Pidamos al "dueño de la mies" que cada familia sea un centro importante de crecimiento humano y espiritual.
Por: Mons. José Rafael Palma
Capetillo | Fuente: Semanario Alégrate
Aunque no sean conscientes del todo, los hijos son una motivación para sus
padres de ser mejores, es decir, santos y siempre fieles en la verdad, el bien
y el amor. El Catecismo nos señala con mucha exactitud que la educación de los
hijos, aunque se les confíe a los maestros de alguna escuela y a los
catequistas, es responsabilidad principal de los padres de familia. Por esta
razón, los padres tienen el deber de elegir la escuela y la parroquia que mejor
les ayuden en su tarea de educar integralmente a sus descendientes.
Los hijos, a su vez, contribuyen
al crecimiento de sus padres en la santidad. Todos y cada uno se concederán
generosamente y sin cansarse los perdones mutuos exigidos por las ofensas, las
discordias, las injusticias y las omisiones. El afecto mutuo lo reclama. La
caridad de Cristo lo exige (cf Mt 18,21-22; Lc 17,4).
Durante la infancia, el respeto y
el afecto de los padres se traducen ante todo por el cuidado y la atención que
consagran en educar a sus hijos, en proveer a sus necesidades físicas y
espirituales. En el transcurso del crecimiento, el mismo respeto y la misma
dedicación llevan a los padres a enseñar a sus hijos a usar rectamente de su
razón y de su libertad.
Los padres, como primeros
responsables de la educación de sus hijos, tienen el derecho de elegir para
ellos una escuela que corresponda a sus propias convicciones. Este derecho es
fundamental. En cuanto sea posible, los padres tienen el deber de elegir las
escuelas que mejor les ayuden en su tarea de educadores cristianos. Los poderes
públicos tienen el deber de garantizar este derecho de los padres y de asegurar
las condiciones reales de su ejercicio. De igual modo, podrán elegir el centro
de catequesis que más favorece la educación integral de su prole.
Cuando llegan a la edad
correspondiente, los hijos tienen el deber y el derecho de elegir su profesión
y su estado de vida.

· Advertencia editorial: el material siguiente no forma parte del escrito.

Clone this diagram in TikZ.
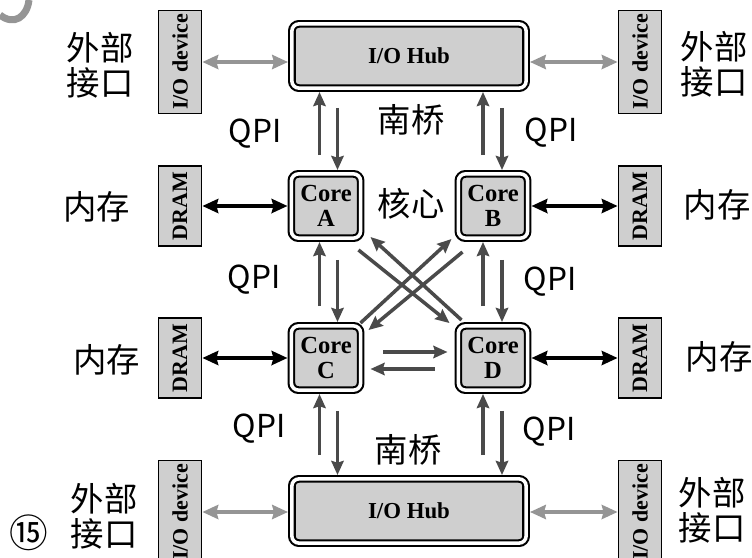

Estas nuevas responsabilidades deberán asumirlas en una
relación confiada con sus padres, cuyo parecer y consejo pedirán y recibirán
dócilmente. Los padres deben cuidar de no violentar a sus hijos ni en la
elección de una profesión ni en la de su futuro cónyuge. Este deber de no
inmiscuirse no les impide, sino al contrario, los obliga a ayudarles con
consejos juiciosos, particularmente cuando se proponen fundar un hogar.
El estado de vida en la soltería
es una vocación auténtica. Hay quienes no se casan para poder cuidar a sus
padres, o sus hermanos y hermanas, para dedicarse más exclusivamente a una
profesión o por otros motivos dignos. Estas personas pueden contribuir
grandemente al bien de la familia humana.
Pidamos al “dueño de la mies” que cada familia sea un centro
importante de crecimiento humano y espiritual para todos, especialmente los
hijos, y que con la luz del Espíritu Santo y los buenos consejos y ejemplos de
los papás, puedan los descendientes encontrar y vivir la llamada de Dios con
una fiel y generosa respuesta.
Texto basado en: Catecismo de la Iglesia Católica, 2227-2231. CONCILIO VATICANO II, Gaudium et spes, 48; Gravissimun Educationis, 6.